State the number of lines where "that" appears. Add nothing else.

[start Source material]

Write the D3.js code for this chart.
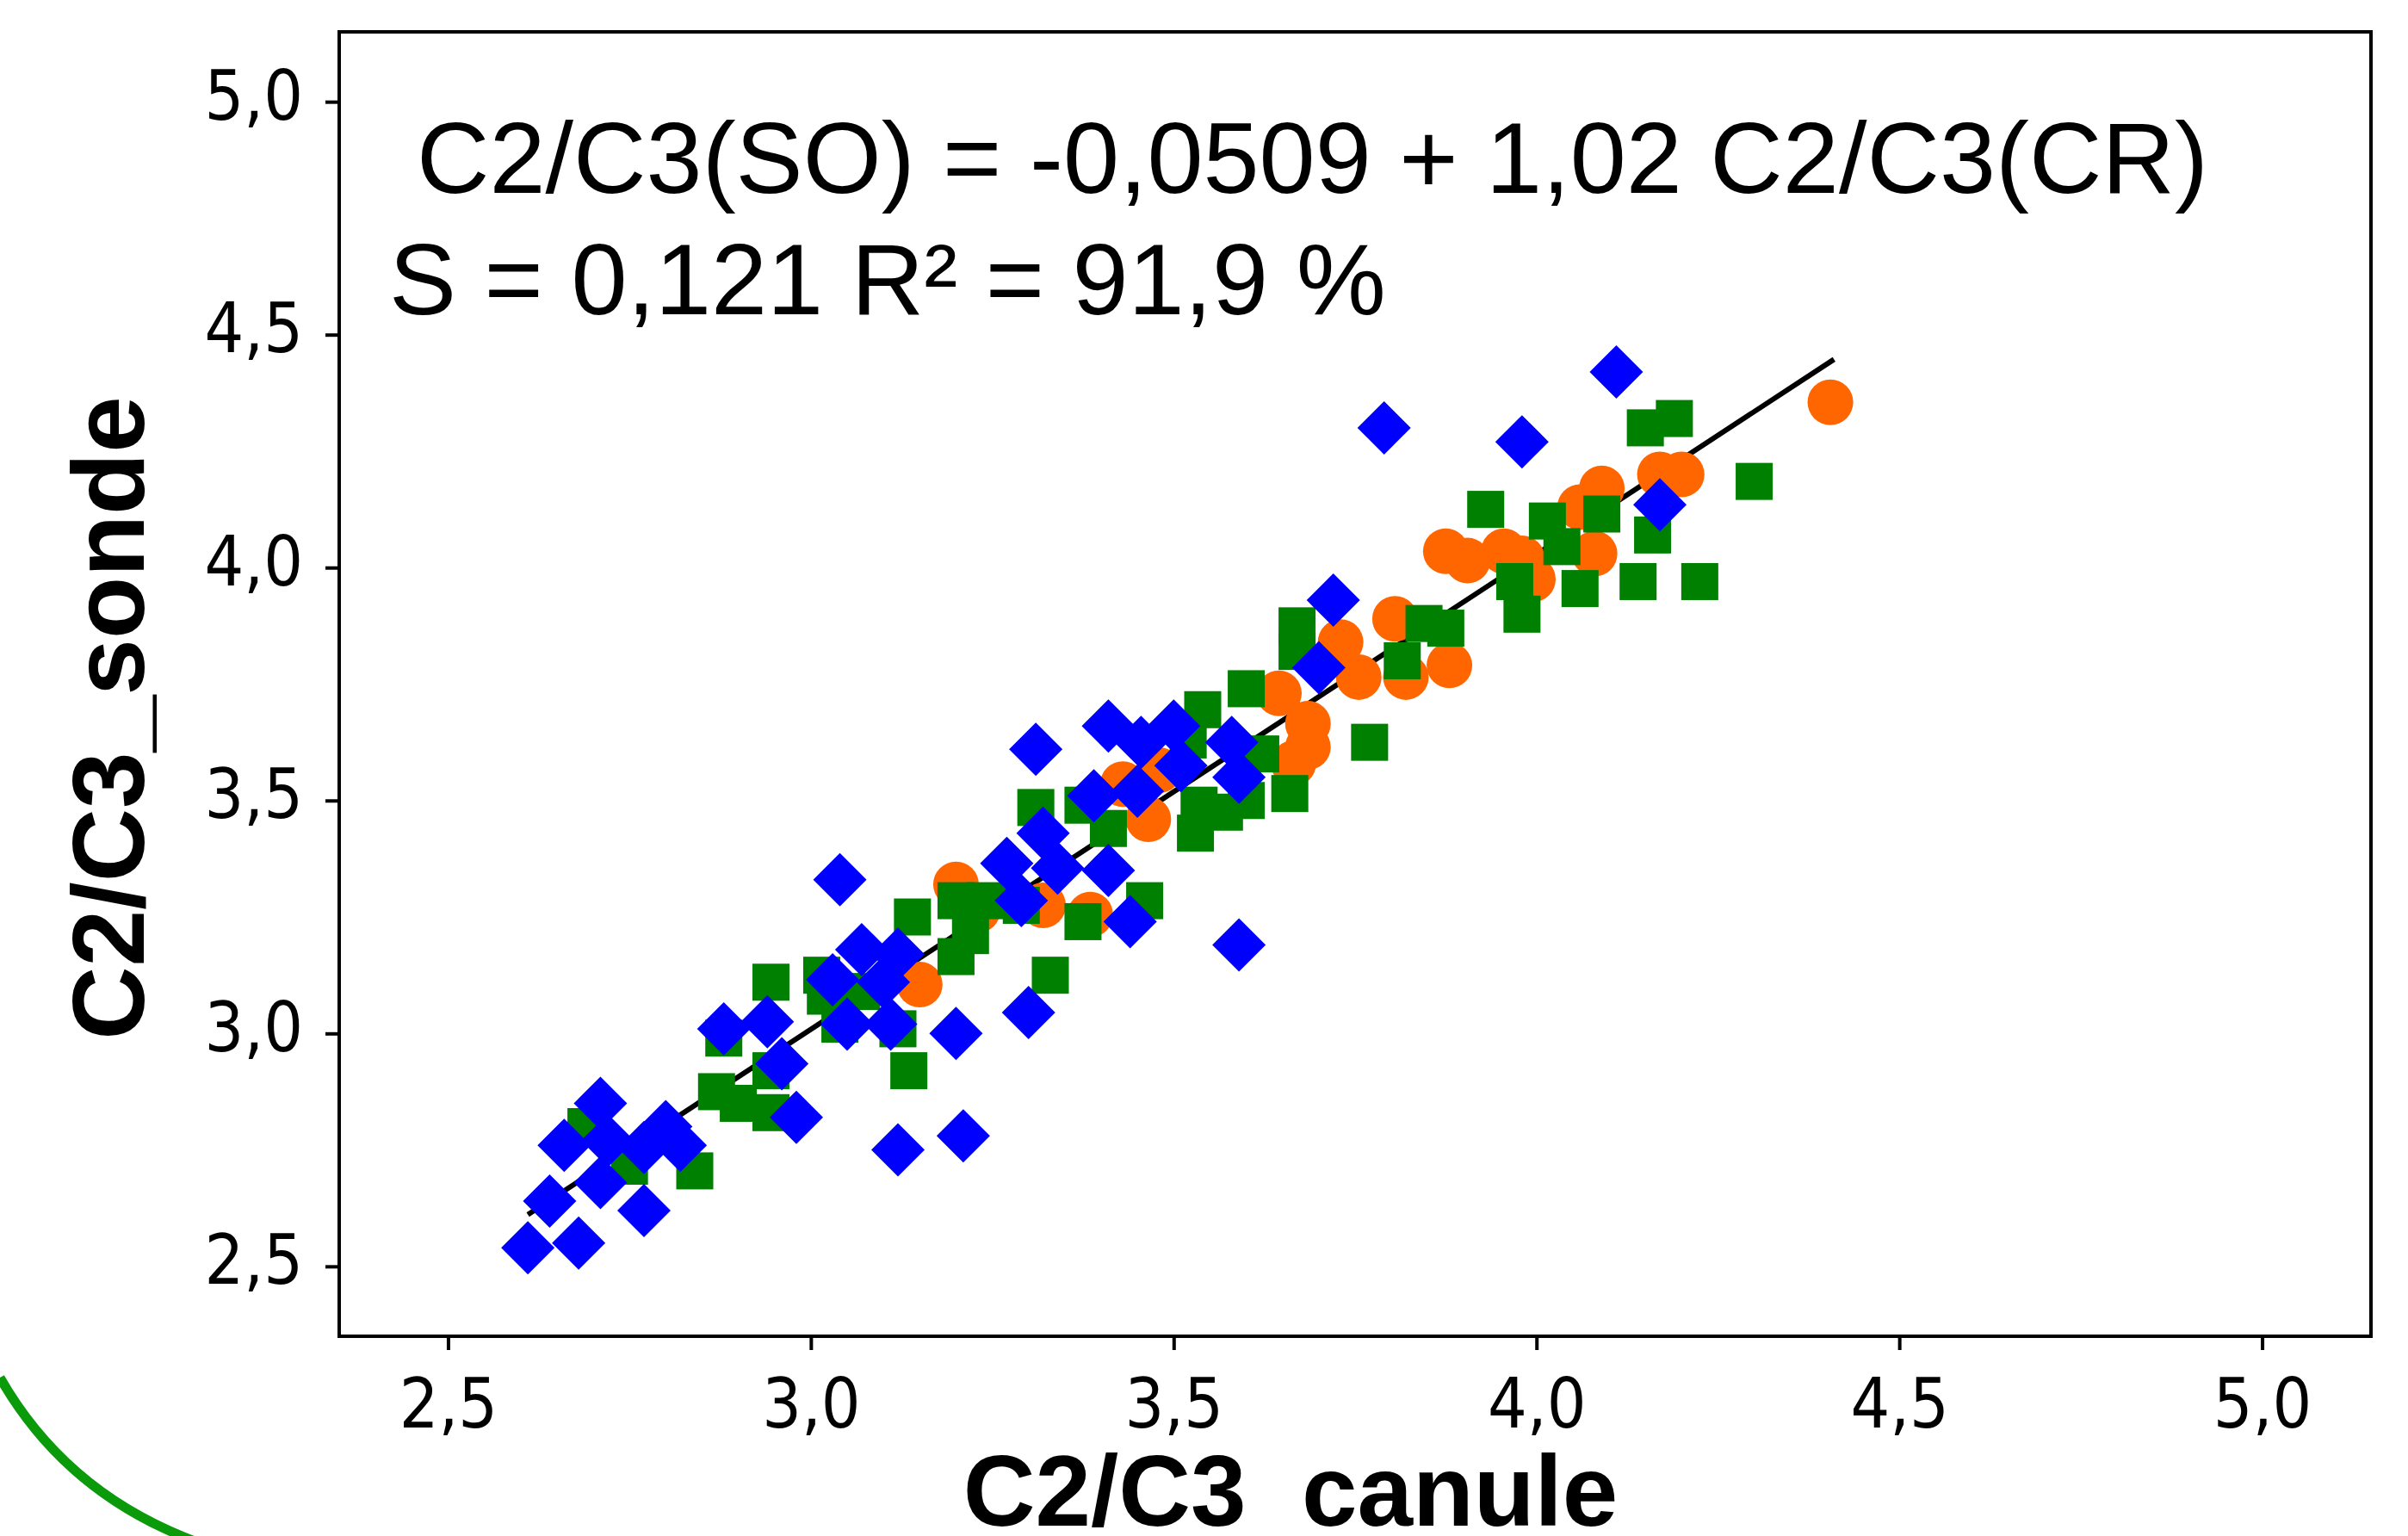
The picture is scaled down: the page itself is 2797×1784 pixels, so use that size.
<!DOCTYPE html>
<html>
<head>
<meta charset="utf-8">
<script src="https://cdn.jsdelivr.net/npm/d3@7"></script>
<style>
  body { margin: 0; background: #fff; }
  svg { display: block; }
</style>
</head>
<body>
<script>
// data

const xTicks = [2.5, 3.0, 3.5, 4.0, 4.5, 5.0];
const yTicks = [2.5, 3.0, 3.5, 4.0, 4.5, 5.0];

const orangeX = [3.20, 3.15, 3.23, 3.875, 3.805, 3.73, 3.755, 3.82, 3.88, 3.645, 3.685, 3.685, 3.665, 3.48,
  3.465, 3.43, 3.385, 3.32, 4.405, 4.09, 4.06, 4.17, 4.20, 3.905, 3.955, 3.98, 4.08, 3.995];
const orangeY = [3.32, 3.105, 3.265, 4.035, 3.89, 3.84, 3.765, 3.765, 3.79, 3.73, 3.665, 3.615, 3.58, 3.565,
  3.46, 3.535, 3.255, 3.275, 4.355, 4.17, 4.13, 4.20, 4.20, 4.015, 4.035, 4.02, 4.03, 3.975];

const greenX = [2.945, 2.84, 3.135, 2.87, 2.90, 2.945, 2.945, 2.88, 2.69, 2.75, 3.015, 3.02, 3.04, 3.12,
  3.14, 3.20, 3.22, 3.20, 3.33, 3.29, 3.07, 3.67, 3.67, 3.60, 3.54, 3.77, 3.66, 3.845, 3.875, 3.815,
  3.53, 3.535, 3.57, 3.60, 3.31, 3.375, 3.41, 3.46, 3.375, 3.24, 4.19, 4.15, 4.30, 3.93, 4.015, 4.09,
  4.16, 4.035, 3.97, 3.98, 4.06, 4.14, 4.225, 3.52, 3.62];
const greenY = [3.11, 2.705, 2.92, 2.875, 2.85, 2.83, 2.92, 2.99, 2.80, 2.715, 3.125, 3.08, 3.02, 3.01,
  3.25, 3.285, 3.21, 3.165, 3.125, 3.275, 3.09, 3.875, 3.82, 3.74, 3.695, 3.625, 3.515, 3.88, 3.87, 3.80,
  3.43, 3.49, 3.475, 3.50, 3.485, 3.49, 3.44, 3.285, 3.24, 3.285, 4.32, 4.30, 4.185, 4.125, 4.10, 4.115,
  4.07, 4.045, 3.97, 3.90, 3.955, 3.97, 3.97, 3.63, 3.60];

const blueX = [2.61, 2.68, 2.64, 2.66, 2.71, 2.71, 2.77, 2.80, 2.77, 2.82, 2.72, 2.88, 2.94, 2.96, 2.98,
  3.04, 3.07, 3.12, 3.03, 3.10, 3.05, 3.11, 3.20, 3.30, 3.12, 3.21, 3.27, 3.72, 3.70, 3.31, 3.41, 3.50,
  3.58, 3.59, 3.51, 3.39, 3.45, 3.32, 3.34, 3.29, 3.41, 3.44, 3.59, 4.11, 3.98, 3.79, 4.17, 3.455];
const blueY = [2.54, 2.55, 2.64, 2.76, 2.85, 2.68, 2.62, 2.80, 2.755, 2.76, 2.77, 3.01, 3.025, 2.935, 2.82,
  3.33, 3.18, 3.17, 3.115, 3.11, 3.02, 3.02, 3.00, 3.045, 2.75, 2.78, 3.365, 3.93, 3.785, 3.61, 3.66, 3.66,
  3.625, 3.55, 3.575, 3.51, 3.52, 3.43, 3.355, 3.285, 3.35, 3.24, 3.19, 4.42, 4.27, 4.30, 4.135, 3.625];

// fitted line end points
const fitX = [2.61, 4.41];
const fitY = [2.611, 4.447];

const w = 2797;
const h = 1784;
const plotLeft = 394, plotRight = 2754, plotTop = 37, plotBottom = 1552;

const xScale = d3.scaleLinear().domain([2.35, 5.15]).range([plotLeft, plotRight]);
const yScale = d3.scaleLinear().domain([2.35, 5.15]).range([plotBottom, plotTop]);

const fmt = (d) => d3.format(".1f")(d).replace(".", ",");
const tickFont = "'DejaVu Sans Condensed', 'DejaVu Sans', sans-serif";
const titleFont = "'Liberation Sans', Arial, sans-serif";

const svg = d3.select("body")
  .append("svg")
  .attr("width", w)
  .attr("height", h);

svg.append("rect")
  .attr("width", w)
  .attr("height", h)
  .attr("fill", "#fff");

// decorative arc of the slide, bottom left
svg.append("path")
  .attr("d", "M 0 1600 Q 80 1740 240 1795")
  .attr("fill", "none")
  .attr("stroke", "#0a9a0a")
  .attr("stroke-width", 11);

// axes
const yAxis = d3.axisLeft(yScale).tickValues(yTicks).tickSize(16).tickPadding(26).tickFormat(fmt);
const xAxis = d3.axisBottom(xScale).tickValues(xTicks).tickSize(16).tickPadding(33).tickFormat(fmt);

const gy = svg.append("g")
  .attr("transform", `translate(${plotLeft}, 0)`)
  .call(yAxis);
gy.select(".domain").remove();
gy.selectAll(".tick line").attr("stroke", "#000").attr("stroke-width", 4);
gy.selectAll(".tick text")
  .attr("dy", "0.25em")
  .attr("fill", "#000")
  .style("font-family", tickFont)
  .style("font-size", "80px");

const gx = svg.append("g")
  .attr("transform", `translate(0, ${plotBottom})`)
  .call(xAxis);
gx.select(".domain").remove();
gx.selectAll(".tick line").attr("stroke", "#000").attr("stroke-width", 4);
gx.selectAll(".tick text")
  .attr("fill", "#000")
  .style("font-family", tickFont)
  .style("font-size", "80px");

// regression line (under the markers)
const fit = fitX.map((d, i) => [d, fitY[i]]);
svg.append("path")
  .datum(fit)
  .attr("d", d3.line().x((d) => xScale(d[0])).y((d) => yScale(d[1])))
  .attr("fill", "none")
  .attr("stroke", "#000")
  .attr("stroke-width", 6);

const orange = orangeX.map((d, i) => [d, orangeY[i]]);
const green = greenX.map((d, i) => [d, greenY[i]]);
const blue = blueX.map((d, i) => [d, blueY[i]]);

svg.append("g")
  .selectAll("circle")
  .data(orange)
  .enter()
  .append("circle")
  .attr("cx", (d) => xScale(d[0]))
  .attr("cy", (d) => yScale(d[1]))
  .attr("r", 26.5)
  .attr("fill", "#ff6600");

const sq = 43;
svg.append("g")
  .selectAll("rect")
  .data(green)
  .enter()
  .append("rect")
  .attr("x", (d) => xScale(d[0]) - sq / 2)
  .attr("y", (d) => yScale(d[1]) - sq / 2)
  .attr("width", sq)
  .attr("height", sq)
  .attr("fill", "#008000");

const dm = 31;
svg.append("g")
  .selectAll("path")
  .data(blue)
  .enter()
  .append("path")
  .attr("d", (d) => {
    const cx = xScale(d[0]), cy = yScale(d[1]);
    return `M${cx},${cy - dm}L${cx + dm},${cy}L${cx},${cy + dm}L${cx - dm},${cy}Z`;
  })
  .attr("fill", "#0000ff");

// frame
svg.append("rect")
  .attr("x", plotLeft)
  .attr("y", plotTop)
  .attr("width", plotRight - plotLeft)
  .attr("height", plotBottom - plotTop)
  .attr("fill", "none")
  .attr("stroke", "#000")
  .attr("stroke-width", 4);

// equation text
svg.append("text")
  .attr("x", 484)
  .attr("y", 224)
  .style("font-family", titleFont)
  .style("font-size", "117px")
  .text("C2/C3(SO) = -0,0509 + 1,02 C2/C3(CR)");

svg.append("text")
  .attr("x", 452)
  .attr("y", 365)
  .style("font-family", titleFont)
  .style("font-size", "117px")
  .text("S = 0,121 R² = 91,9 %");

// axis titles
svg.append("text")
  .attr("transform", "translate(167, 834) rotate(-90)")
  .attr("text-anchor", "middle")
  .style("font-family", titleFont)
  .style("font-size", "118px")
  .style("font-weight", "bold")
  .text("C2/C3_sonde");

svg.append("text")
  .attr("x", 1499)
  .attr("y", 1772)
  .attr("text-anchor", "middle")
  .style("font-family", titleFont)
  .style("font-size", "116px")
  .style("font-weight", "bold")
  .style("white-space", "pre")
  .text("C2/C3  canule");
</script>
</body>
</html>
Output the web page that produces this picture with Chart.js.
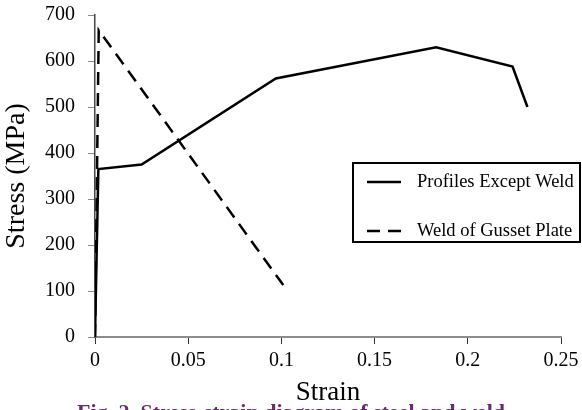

[end Source material]

Reply
2